Some 50 volunteers, including many ex-world champs, hold rally, seeking retrial of ‘Hakamada case’

Feb 07, 2023 8:51 am

About 50 volunteers, including many former world champions, attended a gathering in front of the Tokyo High Court in the Kasumigaseki area on Feb. 6, calling for a withdrawal of an appeal against former professional boxer Iwao Hakamada in accordance with Japan Pro Boxing Association’s committee to call for ‘’Free Hakamada’’ movement.

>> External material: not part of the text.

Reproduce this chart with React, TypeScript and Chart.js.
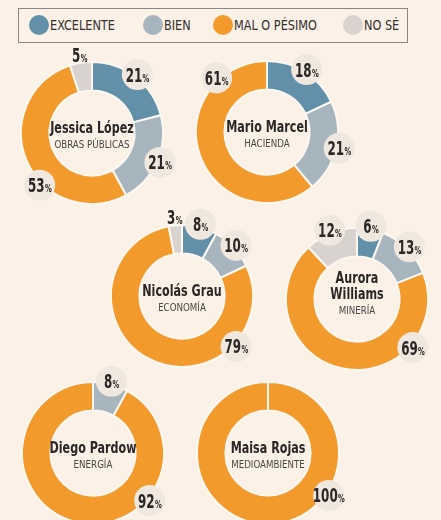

Undefeated former World Boxing Organization flyweight champion Junto Nakatani of M.T Boxing Gym spoke through a microphone, ‘’I really hope the retrial of the case will be launched so that he will get a not-guilty ruling. I will continue to make humble efforts from now on, too. I felt more passion for the support today compared with before.’’

The fate of Hakamada, who was convicted in a 1966 quadruple murder case but was released from the Tokyo Detention House in 2014 under a district court ruling and demanded an immediate launching of a retrial of the case at the high court, will be decided on March 13 by the court following the end of the relevant inquiries last December, according to sources close to Hakamada’s legion of lawyers.

Hakamada, who will turn 87 on March 10, had filed an appeal with the Supreme Court in which he is seeking exoneration. But the court sent back the case to the high court in 2020. Though Hakamada was not taken into custody because of his old age, he is still stigmatized as a death-row inmate.

According to the then police, Hakamada stabbed to death four family members at a soybean paste shop in Shizuoka Prefecture, central Japan, on June 30, 1966 in an attempt to steal money, and then set fire to the shop after pouring gasoline on the bodies.

The main focal point between the defense and prosecution at present is the color of the blood-soaked five items of clothing, believed to be found in the miso tank a little more than a year after the murder case.

When they were found, the redness of the bloodstain was seen. But the defense argues about the color, saying it is impossible for those clothes to maintain redness as long as more than a year in the tanks.
But the prosecution side maintains redness can be retained based on its own experiments.